For Atlético, the final offers a chance to add to a run that has already included wins over Barcelona in the quarterfinals and again in the semifinals of this competition. It also gives the club a shot at a first Copa del Rey title since 2013, when it beat Real Madrid in the final at the Bernabéu. That trophy remains the most recent one on Atlético’s cup timeline, which also includes wins in 1960, 1961, 1965, 1972, 1976, 1985, 1991, 1992 and 1996.
The significance for Real Sociedad is different but no less immediate. The Basque club reached the final after eliminating Athletic in the semifinals, and it carries the memory of beating the same rival in the 2020 Copa del Rey final. Its other cup titles came in 1909 and 1987. But the lead-up to Seville has not been smooth. In its most recent league match before the final, Real Sociedad led Alavés 3-2 and then drew 3-3 after a late goal by Lucas Boyé. That game fed the rotation debate around the squad, a concern that has been building as the club tries to manage the demands of the cup run and league pressure, as detailed in the buildup here:
There is also a larger competitive edge to the final for Atlético. The club has reached the top four in Europe for the first time since 2017, a marker of how far its season has already gone. Real Sociedad, meanwhile, sits seventh in LaLiga and is chasing a European place, with Betis four points ahead and Celta two points ahead in the race. That makes the final both a chance at silverware and a test of whether the team can keep its domestic momentum intact while the table tightens around it.

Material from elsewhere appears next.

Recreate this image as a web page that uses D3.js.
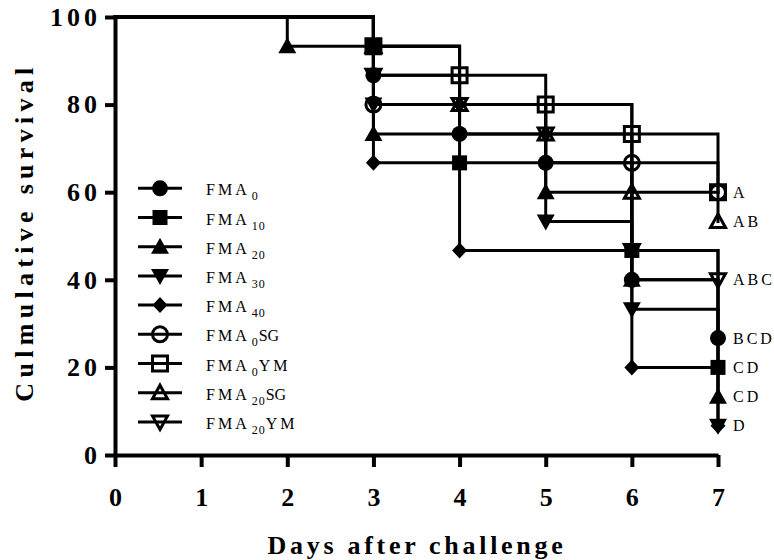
<!DOCTYPE html>
<html>
<head>
<meta charset="utf-8">
<script src="https://cdn.jsdelivr.net/npm/d3@7"></script>
<style>
  html, body { margin: 0; padding: 0; background: #fff; }
  svg { display: block; }
  svg text { font-family: "Liberation Serif", serif; }
</style>
</head>
<body>
<svg id="chart" width="774" height="560"></svg>
<script>
// ---------------- data ----------------
const dayTicks = [0, 1, 2, 3, 4, 5, 6, 7];
const survivalTicks = [0, 20, 40, 60, 80, 100];

const groupNames = ["FMA0", "FMA10", "FMA20", "FMA30", "FMA40", "FMA0SG", "FMA0YM", "FMA20SG", "FMA20YM"];
const groupSubscripts = ["0", "10", "20", "30", "40", "0", "0", "20", "20"];
const groupSuffixes = ["", "", "", "", "", "SG", "YM", "SG", "YM"];
const groupSymbols = ["circle", "square", "triangleUp", "triangleDown", "diamond",
                      "circleOpen", "squareOpen", "triangleUpOpen", "triangleDownOpen"];

// Kaplan-Meier step points (day, % survival)
const fma0Days = [0, 3, 4, 5, 6, 7];
const fma0Surv = [100, 86.7, 73.3, 66.7, 40, 26.7];
const fma10Days = [0, 3, 4, 6, 7];
const fma10Surv = [100, 93.3, 66.7, 46.7, 20];
const fma20Days = [0, 2, 3, 5, 6, 7];
const fma20Surv = [100, 93.3, 73.3, 60, 40, 13.3];
const fma30Days = [0, 3, 5, 6, 7];
const fma30Surv = [100, 80, 53.3, 33.3, 6.7];
const fma40Days = [0, 3, 4, 6, 7];
const fma40Surv = [100, 66.7, 46.7, 20, 6.7];
const fma0sgDays = [0, 3, 6, 7];
const fma0sgSurv = [100, 80, 66.7, 60];
const fma0ymDays = [0, 3, 4, 5, 6, 7];
const fma0ymSurv = [100, 93.3, 86.7, 80, 73.3, 60];
const fma20sgDays = [0, 3, 4, 5, 6, 7];
const fma20sgSurv = [100, 93.3, 80, 73.3, 60, 53.3];
const fma20ymDays = [0, 3, 4, 5, 6, 7];
const fma20ymSurv = [100, 86.7, 80, 73.3, 46.7, 40];

const seriesDays = [fma0Days, fma10Days, fma20Days, fma30Days, fma40Days, fma0sgDays, fma0ymDays, fma20sgDays, fma20ymDays];
const seriesSurv = [fma0Surv, fma10Surv, fma20Surv, fma30Surv, fma40Surv, fma0sgSurv, fma0ymSurv, fma20sgSurv, fma20ymSurv];

// significance letters at the end of the curves
const letterLabels = ["A", "AB", "ABC", "BCD", "CD", "CD", "D"];
const letterValues = [60, 53.3, 40, 26.7, 20, 13.3, 6.7];

// ---------------- drawing ----------------
const svg = d3.select("#chart");
svg.append("rect").attr("width", 774).attr("height", 560).attr("fill", "#fff");

const x = d3.scaleLinear().domain([0, 7]).range([115, 718]);
const y = d3.scaleLinear().domain([0, 100]).range([455, 17]);

const SERIF = "Liberation Serif";

function symbolPath(kind) {
  const circ = r => `M${r},0A${r},${r} 0 1,1 ${-r},0A${r},${r} 0 1,1 ${r},0Z`;
  switch (kind) {
    case "circle": return { d: circ(8), filled: true };
    case "square": return { d: "M-7.5,-7.5H7.5V7.5H-7.5Z", filled: true };
    case "triangleUp": return { d: "M0,-9L9,7L-9,7Z", filled: true };
    case "triangleDown": return { d: "M0,9L9,-7L-9,-7Z", filled: true };
    case "diamond": return { d: "M0,-8L7.5,0L0,8L-7.5,0Z", filled: true };
    case "circleOpen": return { d: circ(7.5), filled: false };
    case "squareOpen": return { d: "M-7.5,-7.5H7.5V7.5H-7.5Z", filled: false };
    case "triangleUpOpen": return { d: "M0,-7.5L7.5,6L-7.5,6Z", filled: false };
    case "triangleDownOpen": return { d: "M0,7.5L7.5,-6L-7.5,-6Z", filled: false };
  }
}

function drawSymbol(g, kind, cx, cy) {
  const s = symbolPath(kind);
  g.append("path")
    .attr("d", s.d)
    .attr("transform", `translate(${cx},${cy})`)
    .attr("fill", s.filled ? "#000" : "none")
    .attr("stroke", s.filled ? "none" : "#000")
    .attr("stroke-width", s.filled ? 0 : 3)
    .attr("stroke-linejoin", "miter");
}

// axes
const yAxis = d3.axisLeft(y).tickValues(survivalTicks).tickFormat(d3.format("d"))
  .tickSize(10).tickSizeOuter(0).tickPadding(4);
const yG = svg.append("g").attr("transform", "translate(115,0)").call(yAxis);
const xAxis = d3.axisBottom(x).tickValues(dayTicks).tickFormat(d3.format("d"))
  .tickSize(12).tickSizeOuter(0).tickPadding(21);
const xG = svg.append("g").attr("transform", "translate(0,455)").call(xAxis);

[yG, xG].forEach(g => {
  g.attr("font-family", SERIF);
  g.select(".domain").attr("stroke", "#000").attr("stroke-width", 4);
  g.selectAll(".tick line").attr("stroke", "#000").attr("stroke-width", 4);
  g.selectAll(".tick text")
    .attr("fill", "#000")
    .attr("font-family", SERIF)
    .attr("font-weight", "bold")
    .attr("font-size", 26);
});
yG.selectAll(".tick text").attr("letter-spacing", 4);

// axis titles
svg.append("text")
  .attr("x", 417).attr("y", 554)
  .attr("text-anchor", "middle")
  .attr("font-family", SERIF).attr("font-weight", "bold").attr("font-size", 26)
  .attr("letter-spacing", 3.7)
  .text("Days after challenge");

svg.append("text")
  .attr("transform", "translate(33,232) rotate(-90)")
  .attr("text-anchor", "middle")
  .attr("font-family", SERIF).attr("font-weight", "bold").attr("font-size", 26)
  .attr("letter-spacing", 5.3)
  .text("Culmulative survival");

// survival step lines
const stepLine = d3.line()
  .x(d => x(d[0]))
  .y(d => y(d[1]))
  .curve(d3.curveStepAfter);

const linesG = svg.append("g");
seriesDays.forEach((days, i) => {
  const pts = days.map((dd, j) => [dd, seriesSurv[i][j]]);
  linesG.append("path")
    .attr("d", stepLine(pts))
    .attr("fill", "none")
    .attr("stroke", "#000")
    .attr("stroke-width", 3)
    .attr("stroke-linecap", "square")
    .attr("stroke-linejoin", "miter");
});

// symbols at each event
const symG = svg.append("g");
seriesDays.forEach((days, i) => {
  days.forEach((dd, j) => {
    if (j === 0) return;
    drawSymbol(symG, groupSymbols[i], x(dd), y(seriesSurv[i][j]));
  });
});

// significance letters
letterLabels.forEach((lab, i) => {
  svg.append("text")
    .attr("x", x(7) + 15)
    .attr("y", y(letterValues[i]) + 5.5)
    .attr("font-family", SERIF).attr("font-size", 16)
    .attr("letter-spacing", 3)
    .attr("fill", "#000")
    .text(lab);
});

// legend
const legendG = svg.append("g");
groupNames.forEach((name, i) => {
  const ry = 188.3 + i * 29.2;
  legendG.append("line")
    .attr("x1", 138).attr("x2", 182)
    .attr("y1", ry).attr("y2", ry)
    .attr("stroke", "#000").attr("stroke-width", 3);
  drawSymbol(legendG, groupSymbols[i], 160, ry);
  const t = legendG.append("text")
    .attr("x", 206).attr("y", ry + 7)
    .attr("font-family", SERIF).attr("font-size", 16)
    .attr("fill", "#000");
  t.append("tspan").attr("letter-spacing", 3).text("FMA");
  t.append("tspan").attr("dx", 2).attr("dy", 5)
    .attr("font-size", 12).attr("letter-spacing", 1).text(groupSubscripts[i]);
  if (groupSuffixes[i]) {
    t.append("tspan").attr("dy", -5)
      .attr("font-size", 16)
      .attr("letter-spacing", groupSuffixes[i] === "YM" ? 3 : 0)
      .text(groupSuffixes[i]);
  }
});
</script>
</body>
</html>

The matchup is weighted by history, but the pressure sits in the present. Atlético is trying to confirm that its place among Spain’s most decorated cup sides still carries force. Real Sociedad is trying to turn a season of mixed league form into something lasting. In Seville, one club will leave with a trophy and the other with the feeling that a narrow path to Europe has just become narrower.